Whatever it was. We remember he just like took his stick and he went home. He was upset.
Maybe we did it. That's what's happening in America today and it's affecting the actual
labor market. It's affecting our economy. I just want to know free free flow. What do you think of?
What comes to mind? What's the societal answer here?
Couple of things. I feel like I could solve you and I could solve a lot of these problems in
about 11 seconds. This is so easy. But it's not unique. It's not new. Back in the 80s, I was
running my swimming pool business. I was hiring neighborhood kids. 75% of the neighborhood's kids
quit after a day because we worked really, really hard and they did not want to work hard. And
it was only until I found some Eastern Europeans that had immigrated from Poland,
did my business become successful because now I had able-bodied people that actually wanted to
work. So in the neighborhood I was in, unless I had a scheme to go steal a bunch of stuff,
they were not interested. But but but the Polish, the immigrants were interested.
Immigrants from anywhere were interested now. So this is not new. It may be a bigger issue than
it was in the 80s. But it all stems from not needing to work. I mean, the reason where there's so many
people depressed in the US, outside of those that actually have some sort of a chemical
imbalance, like if you're a person that's depressed, I bet a large, large percentage of those folks,
they're just idle, right? They just don't have anything to do. They're not working. So
when I think about the third world, when I think about those five-year-olds carrying those three
rows on their hip and they're just fighting for milk and they're trying to get water from 10
miles away, they're not depressed. They don't have any- they don't they don't self-select out
or work because if they don't work, they don't eat. And if they don't eat, they die. And so like,
it's pretty hard. Look, here's- you and I are animals, okay? At the end of the day, we're animals.
We may think we're different because we put on suits and ties and we get on podcasts or whatever.
But at the end of the day, we're animals. And imagine, as an animal, if you had a zoo and I had a wild,
giant piece of land where the animals roamed free, I can't get the animals that you are a zoo,
to act like wild animals at my place because you've been feeding them on demand. They don't
even do anything. You show up every day and you feed them and you give them water and you pet them.
Why the hell would they go wild? So that's the problem. And so unless we instill a rite of passage
in this country, unless we get rid of most of the free lunches, why would people-
why would they have to go wild and work? That's right. Well, you're exactly right.
Their primal instincts have been dulled. But I will tell you, you could put that wild animal
back out there and it might take them a couple of days, but they'll figure it out. And that-
Or they'll be like, oh, they die. Or they die. Right. Which again, oh boy, we'll get
all kinds of trouble if we talk about that. But the thing is, the thing is, they're not closing
the zoo. So those animals are not going out into the wild. That's exactly right. That's exactly right.
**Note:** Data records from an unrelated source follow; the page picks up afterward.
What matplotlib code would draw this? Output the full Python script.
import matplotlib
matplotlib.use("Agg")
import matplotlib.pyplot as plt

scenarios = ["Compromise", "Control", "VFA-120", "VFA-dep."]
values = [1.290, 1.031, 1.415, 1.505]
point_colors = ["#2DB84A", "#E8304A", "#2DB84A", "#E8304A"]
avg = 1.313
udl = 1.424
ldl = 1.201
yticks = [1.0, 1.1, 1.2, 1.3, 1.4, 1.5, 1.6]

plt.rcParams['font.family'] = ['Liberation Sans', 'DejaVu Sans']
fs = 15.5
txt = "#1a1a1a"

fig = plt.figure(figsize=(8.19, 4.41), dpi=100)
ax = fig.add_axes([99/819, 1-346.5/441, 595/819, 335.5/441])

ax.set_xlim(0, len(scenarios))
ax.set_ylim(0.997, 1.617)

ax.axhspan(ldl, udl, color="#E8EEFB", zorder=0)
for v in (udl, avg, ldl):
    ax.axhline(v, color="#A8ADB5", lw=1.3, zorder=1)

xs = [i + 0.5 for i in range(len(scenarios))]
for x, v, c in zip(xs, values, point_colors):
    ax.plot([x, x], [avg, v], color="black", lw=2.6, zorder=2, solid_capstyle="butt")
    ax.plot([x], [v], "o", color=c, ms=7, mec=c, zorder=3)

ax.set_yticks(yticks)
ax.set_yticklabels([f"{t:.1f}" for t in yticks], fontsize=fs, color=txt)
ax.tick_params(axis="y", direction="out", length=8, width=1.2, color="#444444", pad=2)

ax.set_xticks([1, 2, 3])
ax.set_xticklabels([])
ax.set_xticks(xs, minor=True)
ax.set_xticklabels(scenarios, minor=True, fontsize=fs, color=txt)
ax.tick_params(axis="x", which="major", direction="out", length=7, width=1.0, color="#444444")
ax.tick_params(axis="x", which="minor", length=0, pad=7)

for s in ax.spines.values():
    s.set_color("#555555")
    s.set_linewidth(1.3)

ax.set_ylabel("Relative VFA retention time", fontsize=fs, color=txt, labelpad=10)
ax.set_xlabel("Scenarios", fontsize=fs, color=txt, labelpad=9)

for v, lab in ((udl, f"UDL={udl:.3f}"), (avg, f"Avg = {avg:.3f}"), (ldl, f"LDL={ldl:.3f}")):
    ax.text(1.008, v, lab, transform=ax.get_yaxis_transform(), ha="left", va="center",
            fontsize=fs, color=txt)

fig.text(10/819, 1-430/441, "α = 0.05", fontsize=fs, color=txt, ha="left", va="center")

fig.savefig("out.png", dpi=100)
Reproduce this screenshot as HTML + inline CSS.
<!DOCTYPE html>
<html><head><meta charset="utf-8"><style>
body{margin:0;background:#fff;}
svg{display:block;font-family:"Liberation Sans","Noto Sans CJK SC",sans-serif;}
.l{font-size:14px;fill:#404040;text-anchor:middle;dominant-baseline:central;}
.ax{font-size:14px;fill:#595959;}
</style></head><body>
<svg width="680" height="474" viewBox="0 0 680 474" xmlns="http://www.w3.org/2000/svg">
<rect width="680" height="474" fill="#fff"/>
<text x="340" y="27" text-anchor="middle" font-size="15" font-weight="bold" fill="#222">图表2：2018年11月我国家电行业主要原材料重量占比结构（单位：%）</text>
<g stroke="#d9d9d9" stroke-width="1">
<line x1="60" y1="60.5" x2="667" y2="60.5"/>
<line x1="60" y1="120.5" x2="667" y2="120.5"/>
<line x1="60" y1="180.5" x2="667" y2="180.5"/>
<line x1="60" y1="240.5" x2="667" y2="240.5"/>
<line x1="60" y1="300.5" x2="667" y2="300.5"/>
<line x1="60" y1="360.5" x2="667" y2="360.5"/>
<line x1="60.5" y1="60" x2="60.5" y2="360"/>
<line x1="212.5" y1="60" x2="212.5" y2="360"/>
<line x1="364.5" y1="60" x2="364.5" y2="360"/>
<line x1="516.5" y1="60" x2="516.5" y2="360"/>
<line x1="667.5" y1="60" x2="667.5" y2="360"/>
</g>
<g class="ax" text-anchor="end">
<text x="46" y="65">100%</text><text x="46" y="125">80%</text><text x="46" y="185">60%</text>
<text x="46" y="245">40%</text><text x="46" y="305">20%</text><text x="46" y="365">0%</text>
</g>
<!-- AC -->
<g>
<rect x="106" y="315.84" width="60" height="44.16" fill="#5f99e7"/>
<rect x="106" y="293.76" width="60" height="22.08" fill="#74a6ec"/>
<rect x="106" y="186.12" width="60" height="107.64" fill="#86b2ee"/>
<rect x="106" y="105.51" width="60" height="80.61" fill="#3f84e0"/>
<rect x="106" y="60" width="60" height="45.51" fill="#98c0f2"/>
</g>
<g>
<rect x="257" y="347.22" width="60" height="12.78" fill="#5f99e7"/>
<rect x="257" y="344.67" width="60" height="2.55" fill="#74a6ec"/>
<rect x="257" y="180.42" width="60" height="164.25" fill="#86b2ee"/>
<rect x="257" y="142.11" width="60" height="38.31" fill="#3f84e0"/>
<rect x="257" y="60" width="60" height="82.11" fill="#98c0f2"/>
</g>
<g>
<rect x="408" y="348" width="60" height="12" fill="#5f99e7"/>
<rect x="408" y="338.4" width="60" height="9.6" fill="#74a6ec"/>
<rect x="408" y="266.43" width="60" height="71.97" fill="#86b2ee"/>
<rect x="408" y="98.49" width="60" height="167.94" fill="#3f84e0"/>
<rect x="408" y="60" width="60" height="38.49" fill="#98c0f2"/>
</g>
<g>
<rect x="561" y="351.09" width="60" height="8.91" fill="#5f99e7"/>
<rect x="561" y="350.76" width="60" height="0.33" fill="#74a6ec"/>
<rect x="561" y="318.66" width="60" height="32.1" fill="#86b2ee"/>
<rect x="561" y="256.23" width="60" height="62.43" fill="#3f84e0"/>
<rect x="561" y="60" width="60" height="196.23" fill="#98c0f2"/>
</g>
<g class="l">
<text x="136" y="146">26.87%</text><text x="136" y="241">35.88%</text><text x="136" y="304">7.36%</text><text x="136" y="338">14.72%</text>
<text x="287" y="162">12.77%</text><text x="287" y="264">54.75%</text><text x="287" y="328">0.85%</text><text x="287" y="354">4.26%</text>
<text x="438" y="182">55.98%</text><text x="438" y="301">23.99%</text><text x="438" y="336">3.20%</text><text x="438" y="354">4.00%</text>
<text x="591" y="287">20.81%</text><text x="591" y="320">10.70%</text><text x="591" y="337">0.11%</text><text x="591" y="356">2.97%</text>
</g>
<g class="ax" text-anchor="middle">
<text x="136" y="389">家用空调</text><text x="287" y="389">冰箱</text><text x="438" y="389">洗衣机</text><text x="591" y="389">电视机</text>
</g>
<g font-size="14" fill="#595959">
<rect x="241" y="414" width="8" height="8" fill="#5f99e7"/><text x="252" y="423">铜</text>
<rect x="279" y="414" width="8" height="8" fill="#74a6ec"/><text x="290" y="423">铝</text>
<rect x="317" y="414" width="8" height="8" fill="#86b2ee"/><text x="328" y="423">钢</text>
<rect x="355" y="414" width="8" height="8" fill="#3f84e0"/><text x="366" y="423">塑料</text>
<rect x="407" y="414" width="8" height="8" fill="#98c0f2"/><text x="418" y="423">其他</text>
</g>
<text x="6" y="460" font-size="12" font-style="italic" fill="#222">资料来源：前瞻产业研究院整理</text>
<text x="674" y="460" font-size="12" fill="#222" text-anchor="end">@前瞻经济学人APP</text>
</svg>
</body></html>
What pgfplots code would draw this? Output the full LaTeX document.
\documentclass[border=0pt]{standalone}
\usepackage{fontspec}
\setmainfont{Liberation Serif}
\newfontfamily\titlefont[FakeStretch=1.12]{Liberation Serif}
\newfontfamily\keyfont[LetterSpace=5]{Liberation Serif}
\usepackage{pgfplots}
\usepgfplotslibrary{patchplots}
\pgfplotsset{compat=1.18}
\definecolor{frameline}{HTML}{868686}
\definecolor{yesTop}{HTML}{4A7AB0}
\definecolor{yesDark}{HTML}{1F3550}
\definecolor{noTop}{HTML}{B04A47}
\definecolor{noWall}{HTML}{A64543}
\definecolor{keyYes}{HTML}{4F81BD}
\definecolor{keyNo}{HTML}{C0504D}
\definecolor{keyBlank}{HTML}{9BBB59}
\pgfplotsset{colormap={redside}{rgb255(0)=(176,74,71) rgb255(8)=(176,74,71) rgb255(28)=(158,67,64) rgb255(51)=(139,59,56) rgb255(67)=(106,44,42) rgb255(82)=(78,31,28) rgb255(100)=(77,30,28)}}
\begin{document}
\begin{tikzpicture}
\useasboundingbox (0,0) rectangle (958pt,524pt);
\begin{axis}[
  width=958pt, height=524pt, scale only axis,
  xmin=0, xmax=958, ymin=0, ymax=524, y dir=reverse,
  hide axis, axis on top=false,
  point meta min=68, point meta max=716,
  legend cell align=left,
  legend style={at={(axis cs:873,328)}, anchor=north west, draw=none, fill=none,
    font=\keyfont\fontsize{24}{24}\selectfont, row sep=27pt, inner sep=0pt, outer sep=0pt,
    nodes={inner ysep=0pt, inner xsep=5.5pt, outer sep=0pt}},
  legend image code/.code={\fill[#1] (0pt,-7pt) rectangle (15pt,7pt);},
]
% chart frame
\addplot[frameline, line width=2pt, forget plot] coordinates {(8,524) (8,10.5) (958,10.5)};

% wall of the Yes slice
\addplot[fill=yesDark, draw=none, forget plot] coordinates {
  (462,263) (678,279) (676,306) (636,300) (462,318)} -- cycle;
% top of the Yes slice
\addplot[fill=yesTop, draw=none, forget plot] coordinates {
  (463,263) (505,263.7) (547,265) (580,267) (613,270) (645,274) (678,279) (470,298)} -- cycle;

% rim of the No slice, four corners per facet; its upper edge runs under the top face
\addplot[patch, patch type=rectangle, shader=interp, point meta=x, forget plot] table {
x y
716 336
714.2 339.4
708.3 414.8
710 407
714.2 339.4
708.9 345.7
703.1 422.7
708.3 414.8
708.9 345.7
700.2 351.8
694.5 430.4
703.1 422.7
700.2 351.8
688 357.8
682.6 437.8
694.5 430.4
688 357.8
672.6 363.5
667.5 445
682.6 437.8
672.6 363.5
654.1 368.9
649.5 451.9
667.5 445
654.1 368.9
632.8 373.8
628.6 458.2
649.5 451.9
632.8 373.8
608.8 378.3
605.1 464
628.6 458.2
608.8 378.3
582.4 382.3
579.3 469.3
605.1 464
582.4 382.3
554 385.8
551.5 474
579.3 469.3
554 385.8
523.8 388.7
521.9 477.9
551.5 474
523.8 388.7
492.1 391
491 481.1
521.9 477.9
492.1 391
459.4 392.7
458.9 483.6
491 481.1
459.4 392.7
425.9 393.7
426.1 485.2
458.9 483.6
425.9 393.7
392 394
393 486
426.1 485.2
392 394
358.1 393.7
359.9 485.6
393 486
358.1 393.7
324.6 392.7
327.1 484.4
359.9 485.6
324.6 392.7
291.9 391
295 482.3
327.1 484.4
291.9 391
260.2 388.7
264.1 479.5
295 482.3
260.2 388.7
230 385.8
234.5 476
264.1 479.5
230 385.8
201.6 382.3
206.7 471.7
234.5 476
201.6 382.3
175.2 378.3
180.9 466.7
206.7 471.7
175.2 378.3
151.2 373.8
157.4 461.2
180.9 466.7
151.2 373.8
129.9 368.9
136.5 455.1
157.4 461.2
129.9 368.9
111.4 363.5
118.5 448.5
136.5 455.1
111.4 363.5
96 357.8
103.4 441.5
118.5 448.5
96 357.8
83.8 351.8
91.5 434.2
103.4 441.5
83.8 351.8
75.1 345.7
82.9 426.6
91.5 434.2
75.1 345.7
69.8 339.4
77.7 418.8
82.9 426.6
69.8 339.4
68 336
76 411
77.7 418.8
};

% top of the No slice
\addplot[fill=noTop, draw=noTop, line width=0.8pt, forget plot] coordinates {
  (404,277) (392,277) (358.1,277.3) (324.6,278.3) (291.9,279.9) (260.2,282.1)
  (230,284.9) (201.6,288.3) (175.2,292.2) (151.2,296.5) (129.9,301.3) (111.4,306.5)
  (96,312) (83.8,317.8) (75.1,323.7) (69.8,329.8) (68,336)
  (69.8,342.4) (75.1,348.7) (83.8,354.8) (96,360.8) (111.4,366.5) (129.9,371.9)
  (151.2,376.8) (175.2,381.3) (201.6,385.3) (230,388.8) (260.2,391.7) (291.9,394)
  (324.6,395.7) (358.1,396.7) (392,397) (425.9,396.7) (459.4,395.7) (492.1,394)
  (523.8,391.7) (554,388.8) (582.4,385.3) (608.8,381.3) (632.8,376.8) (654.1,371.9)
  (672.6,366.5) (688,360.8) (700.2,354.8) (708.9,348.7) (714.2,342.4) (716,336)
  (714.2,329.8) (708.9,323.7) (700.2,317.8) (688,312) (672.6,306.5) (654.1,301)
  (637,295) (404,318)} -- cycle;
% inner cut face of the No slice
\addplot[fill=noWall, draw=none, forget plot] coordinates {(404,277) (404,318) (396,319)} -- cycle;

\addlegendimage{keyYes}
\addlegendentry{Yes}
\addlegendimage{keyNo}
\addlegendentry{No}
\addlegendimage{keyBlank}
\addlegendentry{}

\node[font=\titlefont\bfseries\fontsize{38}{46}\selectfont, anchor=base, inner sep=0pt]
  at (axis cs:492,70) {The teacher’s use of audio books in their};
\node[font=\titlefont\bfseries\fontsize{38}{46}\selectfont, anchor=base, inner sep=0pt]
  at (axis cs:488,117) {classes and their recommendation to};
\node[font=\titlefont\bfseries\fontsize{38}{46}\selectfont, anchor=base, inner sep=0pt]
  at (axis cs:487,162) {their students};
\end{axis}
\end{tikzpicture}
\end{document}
I got to watch my time with you. And one of the things I do want to bring up because
you're an expert on this is there's all this talk in the world of work about burnout and that's
real and all that stuff is real. But it's shocking to me, Joe, how few successful adults
in their world of work don't take care of their bodies. They don't eat right, they don't exercise,
and I think they don't sleep well. And then yet they wonder why maybe they're burning out. And I
just wonder what your thoughts are on that issue. How much our physical health through diet and
exercise and sleep plays into truly being the best you can be professionally.
That's funny. I was thinking about I was at the NCAA's for wrestling this weekend. And I was with
some of my friends and I just- I don't drink. I don't stay up late. I work out every day,
wherever I am. I just have a program. I try to treat myself like an Olympian.
And when I think about some of my friends that I was with, they can't perform at their best.
You know, when I think back to my pool, I had 700 customers when I was clean and swimming pools.
And I got to look at a very young age at 700 families, the husband, the wife, the kids,
how they acted, how they succeeded or failed. And I think I just saw over and over and over,
over that 14 year period, whatever it was when I was running that business, that if you go out
and you drink, if you don't eat properly, if you don't take care of yourself every day,
like you fall behind the next day and maybe you get to work late and then you got to deal with
something with your boss. Maybe then you're irritable and then you fight with your wife.
And then maybe that leads to you hanging out with your friends and drinking some more the next night.
And then before you know it, you flirt with a girl and then your marriage falls apart.
Like it sets off some dominoes that cause a lot of the stress that you don't need when you're trying
to be successful in your life. It's absolutely right and spot on. Wow, really good. Well,
I want to honor your time, Joe. I got to tell you, this has been really good. And I think you've
really made some people think. I know your time is valuable. But I know we're better for this.
So thanks again for being with us. Thanks for having me. I could talk to you forever.